Jacobs and PCI asked Hennepin County Judge Deborah Hedlund on Monday to dismiss the state's claims, saying the $37 million the state paid was a settlement to satisfy its own liability. The companies argued that the state can't now claim reimbursement from them.

Hedlund, who is presiding over a series of bridge collapse lawsuits, didn't immediately rule. The parties are also waiting to hear whether she will allow Jacobs to be legally immune because design work on the bridge took place more than four decades ago.

Jacobs attorney Kirk Kolbo argued that even if the firm doesn't get the immunity, it doesn't owe the state money.

"The state has no right of recovery," Kolbo said. "It made payments voluntarily."

PCI attorney Ted Roberts said the compensation fund set up by Minnesota legislators that ended up paying the 179 victims and survivors was not an advance on money the companies might eventually be ordered to pay the victims.

"The Legislature has already made decisions that in any other situation would have been decided by a judge," Roberts said. "It's got no connection to what we owe, if anything."
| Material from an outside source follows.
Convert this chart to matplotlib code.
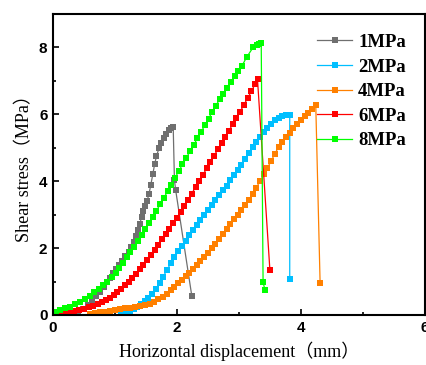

But the attorney representing the state, Al Gilbert, said settling with the victims was the responsible thing for state officials to do even if they believed the contractors were the ones at fault.

"They were looking out for the public interest. They put money in the hands of the survivors. Otherwise they would have waited for years," Gilbert said. "Equity demands that parties who are actually culpable pay."

Besides the state's lawsuits against Jacobs, PCI and URS Corp., the company the state had hired to study and inspect the bridge, PCI has also sued the state for allegedly failing to tell the company about the bridge's dangers. One PCI employee was killed and more than a dozen were injured in the collapse.

None of the cases are expected to go to trial before late next year.